Born in London on the 25th of July 1829, Elizabeth Eleanor Siddal (the family name was ' Siddall' but she signed with a shorter spelling), daughter of a cutler and small businessman from Sheffield.

There are no records of her education until the age of 18, where it is known that Miss Siddall was working both as a milliners apprentice and dressmakers assistant in a shop on Cranbourne Alley. She came to the attention of a Mr William Allingham, a writer who was associated with the members of the Pre-Raphaelite 'vortex', when he saw her working at the milliners. Allingham later told Walter Deverell, another artist in the vortex, who had his mother convince Miss Siddall to pose for him as Viola in his painting "Twelfth Night".

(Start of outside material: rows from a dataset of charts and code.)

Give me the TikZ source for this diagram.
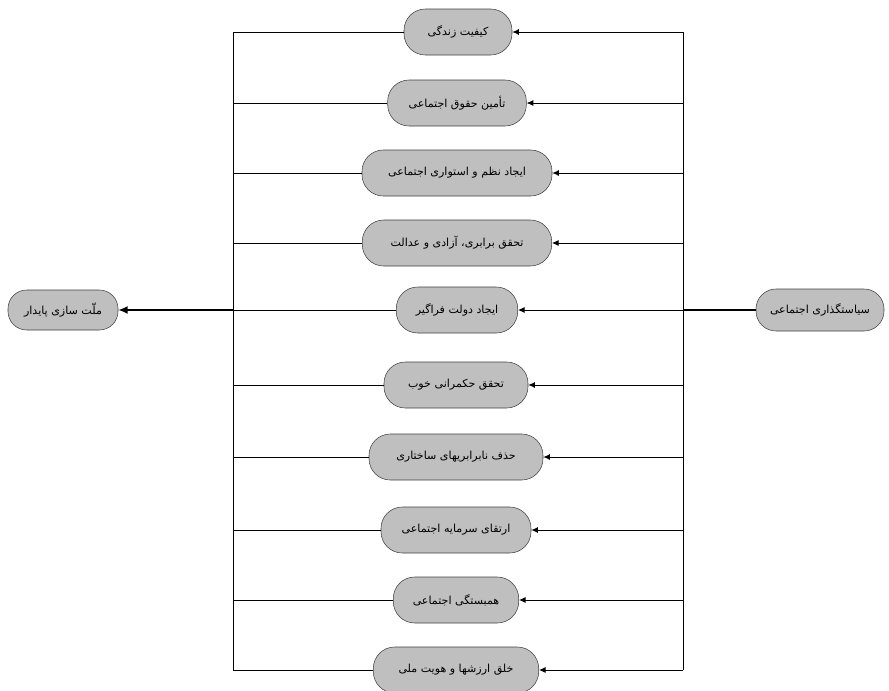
\documentclass[tikz,border=0pt]{standalone}
\usepackage{fontspec}
\newfontfamily\fafont[Script=Arabic]{DejaVu Sans}
\TeXXeTstate=1
\usetikzlibrary{arrows.meta}
\newcommand{\fa}[1]{\fafont\beginR #1\endR}
\begin{document}
\begin{tikzpicture}[x=0.75pt,y=-0.75pt,
  goal/.style={draw=black!75,fill=black!25,rounded corners=16pt,minimum height=34.5pt,inner sep=2pt,font=\fafont\fontsize{8.3}{10}\selectfont},
  link/.style={line width=0.7pt},
  feed/.style={line width=0.7pt,-{Latex[length=5pt,width=4.5pt]}}]
\useasboundingbox (0,0) rectangle (889,690);
%
\node (policy)   at (820,310)  [goal,minimum width=96pt,minimum height=31.5pt,rounded corners=15pt] {\fa{سیاستگذاری اجتماعی}};
\node (nation)   at (63,310)   [goal,minimum width=82.5pt,minimum height=30pt,rounded corners=14pt] {\fa{ملّت سازی پایدار}};
%
\node (life)     at (458,32)   [goal,minimum width=81pt]    {\fa{کیفیت زندگی}};
\node (rights)   at (457,103)  [goal,minimum width=104pt]   {\fa{تأمین حقوق اجتماعی}};
\node (order)    at (457,173)  [goal,minimum width=142.5pt] {\fa{ایجاد نظم و استواری اجتماعی}};
\node (justice)  at (457,243)  [goal,minimum width=142pt]   {\fa{تحقق برابری، آزادی و عدالت}};
\node (state)    at (457,310)  [goal,minimum width=91pt]    {\fa{ایجاد دولت فراگیر}};
\node (gov)      at (456,385)  [goal,minimum width=108pt]   {\fa{تحقق حکمرانی خوب}};
\node (equal)    at (456,457)  [goal,minimum width=130.5pt] {\fa{حذف نابرابریهای ساختاری}};
\node (capital)  at (456,530)  [goal,minimum width=112.5pt] {\fa{ارتقای سرمایه اجتماعی}};
\node (unity)    at (456,600)  [goal,minimum width=94pt]    {\fa{همبستگی اجتماعی}};
\node (identity) at (456,670)  [goal,minimum width=124pt]   {\fa{خلق ارزشها و هویت ملی}};
%
\coordinate (rbus) at (683,310);
\coordinate (lbus) at (233,310);
%
\draw[line width=1.1pt] (policy) -- (rbus);
\draw[link] (life.east -| rbus) -- (identity.east -| rbus);
\draw[link] (life.west -| lbus) -- (identity.west -| lbus);
\draw[line width=1.3pt,-{Latex[length=7pt,width=6pt]}] (lbus) -- (nation);
% feeds
\foreach \g in {life,rights,order,justice,state,gov,equal,capital,unity,identity}{
  \draw[feed] (\g.east -| rbus) -- (\g.east);
  \draw[link] (\g.west) -- (\g.west -| lbus);
}
\end{tikzpicture}
\end{document}
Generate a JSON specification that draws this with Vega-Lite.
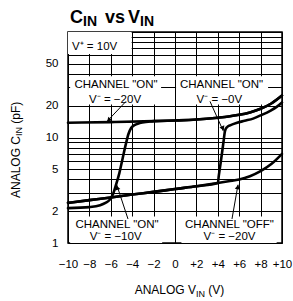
{
  "$schema": "https://vega.github.io/schema/vega-lite/v6.json",
  "width": 214,
  "height": 211,
  "autosize": {"type": "none"},
  "padding": {"left": 68, "top": 32, "right": 11, "bottom": 58},
  "background": "white",
  "config": {
    "font": "Liberation Sans",
    "view": {"stroke": "black", "strokeWidth": 1.5},
    "text": {"font": "Liberation Sans", "color": "black"}
  },
  "encoding": {
    "x": {
      "field": "vin", "type": "quantitative",
      "scale": {"domain": [-10, 10], "nice": false, "zero": false},
      "axis": {
        "values": [-10, -8, -6, -4, -2, 0, 2, 4, 6, 8, 10],
        "grid": true, "gridColor": "black", "gridWidth": 1, "gridOpacity": 1,
        "ticks": false, "tickSize": 0, "domain": false,
        "labelExpr": "datum.value > 0 ? '+' + datum.label : datum.label",
        "labelPadding": 15, "labelFontSize": 11.5, "labelColor": "black",
        "labelFont": "Liberation Sans",
        "labelFlush": false, "labelOverlap": false, "title": null
      }
    },
    "y": {
      "field": "cin", "type": "quantitative",
      "scale": {"type": "log", "domain": [1, 100], "nice": false},
      "axis": {
        "values": [1, 2, 3, 4, 5, 6, 7, 8, 9, 10, 20, 30, 40, 50, 60, 70, 80, 90, 100],
        "format": "d",
        "labelExpr": "indexof([1, 2, 5, 10, 20, 50], datum.value) >= 0 ? datum.label : ''",
        "grid": true, "gridColor": "black", "gridWidth": 1, "gridOpacity": 1,
        "ticks": false, "tickSize": 0, "domain": false,
        "labelPadding": 10, "labelFontSize": 11.5, "labelColor": "black",
        "labelFont": "Liberation Sans",
        "labelFlush": false, "labelOverlap": false, "title": null
      }
    }
  },
  "layer": [
    {
      "data": {"values": [
        {"vin": -10, "vin2": -4.05, "cin": 62, "cin2": 100},
        {"vin": -9.8, "vin2": -1.3, "cin": 20.5, "cin2": 38},
        {"vin": 0.1, "vin2": 8.7, "cin": 20.5, "cin2": 38},
        {"vin": -9.8, "vin2": -1.2, "cin": 1, "cin2": 1.78},
        {"vin": 0.6, "vin2": 9.5, "cin": 1, "cin2": 1.78}
      ]},
      "mark": {"type": "rect", "color": "white", "strokeWidth": 0},
      "encoding": {"x2": {"field": "vin2"}, "y2": {"field": "cin2"}}
    },
    {
      "data": {"values": [
        {"series": "ON, V- = -20V", "vin": -10, "cin": 13.8},
        {"series": "ON, V- = -20V", "vin": -6, "cin": 14.0},
        {"series": "ON, V- = -20V", "vin": -2, "cin": 14.3},
        {"series": "ON, V- = -20V", "vin": 0, "cin": 14.5},
        {"series": "ON, V- = -20V", "vin": 2, "cin": 14.8},
        {"series": "ON, V- = -20V", "vin": 4, "cin": 15.4},
        {"series": "ON, V- = -20V", "vin": 5, "cin": 15.8},
        {"series": "ON, V- = -20V", "vin": 6, "cin": 16.4},
        {"series": "ON, V- = -20V", "vin": 7, "cin": 17.3},
        {"series": "ON, V- = -20V", "vin": 8, "cin": 18.7},
        {"series": "ON, V- = -20V", "vin": 9, "cin": 21.0},
        {"series": "ON, V- = -20V", "vin": 10, "cin": 25.0},

        {"series": "ON, V- = -10V", "vin": -10, "cin": 2.14},
        {"series": "ON, V- = -10V", "vin": -8, "cin": 2.19},
        {"series": "ON, V- = -10V", "vin": -7, "cin": 2.28},
        {"series": "ON, V- = -10V", "vin": -6.5, "cin": 2.40},
        {"series": "ON, V- = -10V", "vin": -6.1, "cin": 2.57},
        {"series": "ON, V- = -10V", "vin": -5.8, "cin": 2.9},
        {"series": "ON, V- = -10V", "vin": -5.5, "cin": 3.6},
        {"series": "ON, V- = -10V", "vin": -5.2, "cin": 4.6},
        {"series": "ON, V- = -10V", "vin": -4.9, "cin": 6.3},
        {"series": "ON, V- = -10V", "vin": -4.6, "cin": 8.6},
        {"series": "ON, V- = -10V", "vin": -4.35, "cin": 10.8},
        {"series": "ON, V- = -10V", "vin": -4.1, "cin": 12.3},
        {"series": "ON, V- = -10V", "vin": -3.8, "cin": 13.1},
        {"series": "ON, V- = -10V", "vin": -3.3, "cin": 13.7},
        {"series": "ON, V- = -10V", "vin": -2.5, "cin": 14.1},
        {"series": "ON, V- = -10V", "vin": -2, "cin": 14.3},
        {"series": "ON, V- = -10V", "vin": 0, "cin": 14.5},
        {"series": "ON, V- = -10V", "vin": 2, "cin": 14.8},
        {"series": "ON, V- = -10V", "vin": 4, "cin": 15.4},
        {"series": "ON, V- = -10V", "vin": 5, "cin": 15.8},
        {"series": "ON, V- = -10V", "vin": 6, "cin": 16.4},
        {"series": "ON, V- = -10V", "vin": 7, "cin": 17.3},
        {"series": "ON, V- = -10V", "vin": 8, "cin": 18.7},
        {"series": "ON, V- = -10V", "vin": 9, "cin": 21.0},
        {"series": "ON, V- = -10V", "vin": 10, "cin": 25.0},

        {"series": "OFF, V- = -20V", "vin": -10, "cin": 2.40},
        {"series": "OFF, V- = -20V", "vin": -8, "cin": 2.55},
        {"series": "OFF, V- = -20V", "vin": -6, "cin": 2.70},
        {"series": "OFF, V- = -20V", "vin": -4, "cin": 2.88},
        {"series": "OFF, V- = -20V", "vin": -2, "cin": 3.05},
        {"series": "OFF, V- = -20V", "vin": 0, "cin": 3.25},
        {"series": "OFF, V- = -20V", "vin": 2, "cin": 3.45},
        {"series": "OFF, V- = -20V", "vin": 4, "cin": 3.7},
        {"series": "OFF, V- = -20V", "vin": 5, "cin": 3.85},
        {"series": "OFF, V- = -20V", "vin": 6, "cin": 4.0},
        {"series": "OFF, V- = -20V", "vin": 7, "cin": 4.3},
        {"series": "OFF, V- = -20V", "vin": 8, "cin": 4.8},
        {"series": "OFF, V- = -20V", "vin": 9, "cin": 5.6},
        {"series": "OFF, V- = -20V", "vin": 10, "cin": 7.0},

        {"series": "ON, V- = -0V", "vin": -10, "cin": 2.40},
        {"series": "ON, V- = -0V", "vin": -8, "cin": 2.55},
        {"series": "ON, V- = -0V", "vin": -6, "cin": 2.70},
        {"series": "ON, V- = -0V", "vin": -4, "cin": 2.88},
        {"series": "ON, V- = -0V", "vin": -2, "cin": 3.05},
        {"series": "ON, V- = -0V", "vin": 0, "cin": 3.25},
        {"series": "ON, V- = -0V", "vin": 2, "cin": 3.45},
        {"series": "ON, V- = -0V", "vin": 4, "cin": 3.7},
        {"series": "ON, V- = -0V", "vin": 4.1, "cin": 4.4},
        {"series": "ON, V- = -0V", "vin": 4.25, "cin": 5.6},
        {"series": "ON, V- = -0V", "vin": 4.4, "cin": 7.2},
        {"series": "ON, V- = -0V", "vin": 4.55, "cin": 9.4},
        {"series": "ON, V- = -0V", "vin": 4.67, "cin": 11.5},
        {"series": "ON, V- = -0V", "vin": 4.85, "cin": 12.5},
        {"series": "ON, V- = -0V", "vin": 5.2, "cin": 13.1},
        {"series": "ON, V- = -0V", "vin": 5.8, "cin": 13.8},
        {"series": "ON, V- = -0V", "vin": 6.5, "cin": 14.4},
        {"series": "ON, V- = -0V", "vin": 7.3, "cin": 15.1},
        {"series": "ON, V- = -0V", "vin": 8, "cin": 16.2},
        {"series": "ON, V- = -0V", "vin": 8.9, "cin": 17.9},
        {"series": "ON, V- = -0V", "vin": 9.5, "cin": 19.5},
        {"series": "ON, V- = -0V", "vin": 10, "cin": 21.5}
      ]},
      "mark": {"type": "line", "color": "black", "strokeWidth": 2.6, "interpolate": "monotone", "strokeCap": "round", "strokeJoin": "round"},
      "encoding": {"detail": {"field": "series", "type": "nominal"}}
    },
    {
      "data": {"values": [
        {"vin": -4.58, "cin": 22.0, "vin2": -6.355, "cin2": 14.2},
        {"vin": 3.27, "cin": 22.0, "vin2": 4.514, "cin2": 11.5},
        {"vin": -4.393, "cin": 1.69, "vin2": -5.449, "cin2": 3.57},
        {"vin": 5.327, "cin": 1.69, "vin2": 5.888, "cin2": 3.57}
      ]},
      "mark": {"type": "rule", "color": "black", "strokeWidth": 1},
      "encoding": {"x2": {"field": "vin2"}, "y2": {"field": "cin2"}}
    },
    {
      "data": {"values": [{"vin": -6.2, "cin": 14.6}]},
      "mark": {"type": "point", "shape": "triangle-up", "filled": true, "color": "black", "opacity": 1, "size": 28, "angle": 223.5}
    },
    {
      "data": {"values": [{"vin": 4.47, "cin": 12.2}]},
      "mark": {"type": "point", "shape": "triangle-up", "filled": true, "color": "black", "opacity": 1, "size": 28, "angle": 155.9}
    },
    {
      "data": {"values": [{"vin": -5.41, "cin": 3.35}]},
      "mark": {"type": "point", "shape": "triangle-up", "filled": true, "color": "black", "opacity": 1, "size": 28, "angle": 341.6}
    },
    {
      "data": {"values": [{"vin": 5.87, "cin": 3.4}]},
      "mark": {"type": "point", "shape": "triangle-up", "filled": true, "color": "black", "opacity": 1, "size": 28, "angle": 10}
    },
    {
      "data": {"values": [
        {"t": "CHANNEL \"ON\"", "vin": -5.51, "cin": 29.5},
        {"t": "V⁻ = −20V", "vin": -5.6, "cin": 21.2},
        {"t": "CHANNEL \"ON\"", "vin": 4.35, "cin": 29.5},
        {"t": "V⁻ = −0V", "vin": 4.15, "cin": 21.2},
        {"t": "CHANNEL \"ON\"", "vin": -5.42, "cin": 1.387},
        {"t": "V⁻ = −10V", "vin": -5.55, "cin": 1.068},
        {"t": "CHANNEL \"OFF\"", "vin": 5.09, "cin": 1.387},
        {"t": "V⁻ = −20V", "vin": 5.1, "cin": 1.068}
      ]},
      "mark": {"type": "text", "fontSize": 11.5, "align": "center", "baseline": "alphabetic", "color": "black"},
      "encoding": {"text": {"field": "t"}}
    },
    {
      "data": {"values": [{"t": "V⁺ = 10V", "vin": -9.63, "cin": 67.5}]},
      "mark": {"type": "text", "fontSize": 11.5, "align": "left", "baseline": "alphabetic", "color": "black"},
      "encoding": {"text": {"field": "t"}}
    },
    {
      "data": {"values": [
        {"t": "C", "vin": -8.598, "cin": 121.7},
        {"t": "V", "vin": -3.271, "cin": 121.7}
      ]},
      "mark": {"type": "text", "fontSize": 18, "fontWeight": "bold", "align": "right", "baseline": "alphabetic", "color": "black"},
      "encoding": {"text": {"field": "t"}}
    },
    {
      "data": {"values": [{"t": "vs", "vin": -6.542, "cin": 121.7}]},
      "mark": {"type": "text", "fontSize": 18, "fontWeight": "bold", "align": "left", "baseline": "alphabetic", "color": "black"},
      "encoding": {"text": {"field": "t"}}
    },
    {
      "data": {"values": [
        {"t": "IN", "vin": -8.598, "cin": 114.0},
        {"t": "IN", "vin": -3.271, "cin": 114.0}
      ]},
      "mark": {"type": "text", "fontSize": 14, "fontWeight": "bold", "align": "left", "baseline": "alphabetic", "color": "black"},
      "encoding": {"text": {"field": "t"}}
    },
    {
      "data": {"values": [{"t": "ANALOG V", "vin": 1.963, "cin": 0.3286}]},
      "mark": {"type": "text", "fontSize": 12, "align": "right", "baseline": "alphabetic", "color": "black"},
      "encoding": {"text": {"field": "t"}}
    },
    {
      "data": {"values": [{"t": "(V)", "vin": 3.11, "cin": 0.3286}]},
      "mark": {"type": "text", "fontSize": 12, "align": "left", "baseline": "alphabetic", "color": "black"},
      "encoding": {"text": {"field": "t"}}
    },
    {
      "data": {"values": [{"t": "IN", "vin": 1.963, "cin": 0.3078}]},
      "mark": {"type": "text", "fontSize": 9, "align": "left", "baseline": "alphabetic", "color": "black"},
      "encoding": {"text": {"field": "t"}}
    },
    {
      "data": {"values": [{"t": "ANALOG C", "vin": -14.486, "cin": 10.34}]},
      "mark": {"type": "text", "fontSize": 12, "angle": 270, "align": "right", "baseline": "alphabetic", "color": "black"},
      "encoding": {"text": {"field": "t"}}
    },
    {
      "data": {"values": [{"t": "(pF)", "vin": -14.486, "cin": 13.5}]},
      "mark": {"type": "text", "fontSize": 12, "angle": 270, "align": "left", "baseline": "alphabetic", "color": "black"},
      "encoding": {"text": {"field": "t"}}
    },
    {
      "data": {"values": [{"t": "IN", "vin": -14.299, "cin": 10.34}]},
      "mark": {"type": "text", "fontSize": 9, "angle": 270, "align": "left", "baseline": "alphabetic", "color": "black"},
      "encoding": {"text": {"field": "t"}}
    }
  ]
}
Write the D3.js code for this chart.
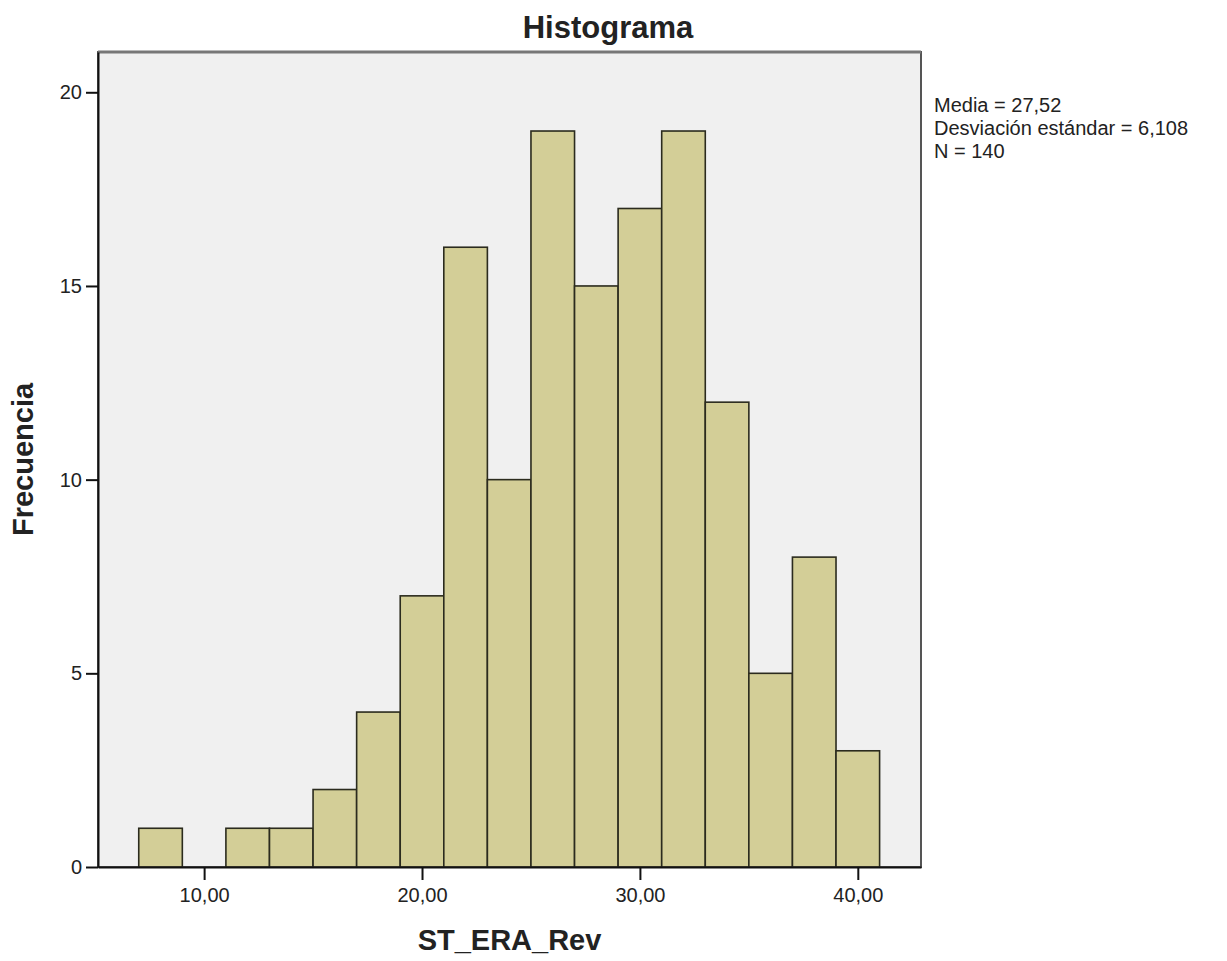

In 1852, Millais composed and painted the portrait of 'Ophelia' in his converted greenhouse studio. Miss Siddall was working as his model lying, day after day, in a bath of water, heated only by candles and oil lamps situated underneath the bath. It was as a result of which she contracted pneumonia. As a result a complaint was brought against Millais from Miss Siddalls father, with the threat for an action of £50 damages. The action was settled and the resulting painting was considered to be the best likeness ever painted of her.

Further in 1852, Miss Siddall started informal studies with Dante Gabriel Rossetti. Worked mainly in watercolours, taking inspiration from a wide variety of sources, including Shakespeare, the Bible, poets and balladeers, Miss Siddall had a tendency toward the works of Tennyson. In 1855, Mrs Tennyson even tried to get Elizabeth included in the Moxon Tennyson but was unable to do so, the official reason being that Miss Siddall was too unknown.

In 1855 she secured patronage from John Ruskin. It was from this time that she produced a range of small pictures and composed a collection of poems. Ruskin's allowance allowed Miss Siddall to visit Paris and Nice for the sake of her variable health. With her exhibition debut at the Pre-Raphaelite salon at Russell Place in the summer of 1857, which included drawings on literary subjects and a self-portrait in oils; the watercolour Clerk Saunders was also included in the British Art show that toured the USA.

In 1857-1588 Miss Siddall visited Sheffield, where she made use of the art school facilities, and Matlock in Derbyshire. Depression and ill-health which had been plaguing her for a number of years continued unabated throughout, no doubt, unaided by the repeated consumption of laudanum,

In May 1860, at a time of sickness, and after a seven year engagement she married Rossetti. Miss Siddall and Rossetti were married only two years, settling with him in London where she continued working, on romantic-medieval watercolours, assisting also with the decoration of William Morris's Red House and planning to collaborate on illustrations with Georgiana Burne-Jones

In the January of 1861, Miss Siddall gave birth to a stillborn daughter. Her grieving was unaided by the onset of prenatal depression, despite which, a few months later, Miss Siddall became pregnant once again.

Elizabeth Eleanor Siddall died from a laudanum overdose in the February of 1862, at the age of 32. Officially recorded as an "Accidental Death." her open coffin was presented to mourners in the sitting room of their house in Highgate village

Seven years later, Rossetti's artistic and literary reputation had begun to diminish, due in no small part to his increasing addiction to Whisky and chloral. Charles Augustus Howell, Rossetti's literary agent, in an attempt to bring his client back to public eye, suggested to Rossetti that love poems written by Rossetti and in a fit of grief had been buried with his late wife should be exhumed and published. To save public discomfort, the grave was exhumed after dark. Unfortunately, the love poems were not the literary success expected. Rossetti further collected the late Elizabeth Siddalls works, photographed her drawings and sketches, from which her ideas and output can be reconstructed.